Diario 2001
En Venezuela la agresión se ha incrementado de forma exponencial en los últimos años como motivo de consulta psicológica en la población infanto-juvenil. Al respecto, cabe preguntarse si es que los niños de esta generación son intrínsecamente más agresivos que los de hace una década o, más bien, si sus conductas son producto de un engranaje de circunstancias sociopolíticas que terminan abriendo camino para que la agresión sirva como vía de comunicación legítima.
Si bien es cierto que la agresión es parte de la naturaleza humana, la forma de expresarla depende, entre otras cosas, de lo que se observa, de las circunstancias a las que la persona se ve sometida y de los controles internos y externos de los que se puede echar mano.
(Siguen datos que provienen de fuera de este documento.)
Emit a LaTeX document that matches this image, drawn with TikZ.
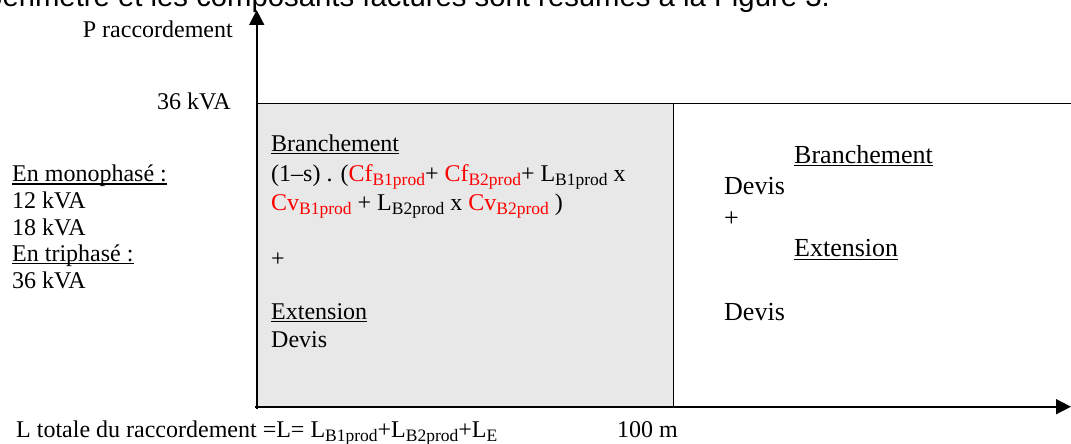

El hogar, la escuela y la sociedad en general son los entes reguladores para estructurar las normas que sancionan los actos violentos; pero vemos como cada día el desinterés por el otro, la sensación de indefensión y la necesidad de tomar la “justicia por nuestras propias manos” es lo que termina prevaleciendo, no solo en los niños y jóvenes, sino también en los adultos que forman parte de su entorno.
En una investigación reciente efectuada por psicólogos de la Ucab se halló que de un total de 80 niños, entre 6 y 12 años, solo 3 de ellos no ofrecieron signos de clara agresión dentro de una prueba que se usó para medir tales indicadores. Creemos que la respuesta de uno de estos niños expresa la idea de forma elocuente: “El gigante no quiere dejar de ser malo, quiere seguir maltratando a la gente, golpeándola hasta matarla. Se siente molesto porque él es muy malo y así es. Hay muchas personas que son malas y él sacó eso de su familia. Es malo, mata gente, las golpea hasta que mueren porque así se lo enseñaron. Porque su papá es muy malo y por eso se lo enseñó a él”.
A partir de lo dicho, conviene enfatizar algunas circunstancias sociales que facilitarían la expresión frecuente y desmedida de la agresión: por ejemplo, la ruptura de las reglas de juego como consecuencia de la ineptitud de las autoridades encargadas de velar por ellas; en algunos casos, la falta de vigencia de estas mismas normas que organizan la vida social; la inversión del sentido de las instituciones sociales que parecen perseguir lo contrario a lo que enuncian; la incertidumbre y desconfianza frente a todo; y, de forma lamentable, la tendencia a fomentar una percepción distorsionada, o francamente falsa, de la realidad.
Pese al panorama oscuro, no olvidemos que estas circunstancias muy duras pudieran exigirnos dar lo mejor de nosotros y revertir el panorama. Ello define de manera clara la responsabilidad de todos quienes trabajamos con niños y jóvenes para acompañarlos hacia la búsqueda de los valores superiores.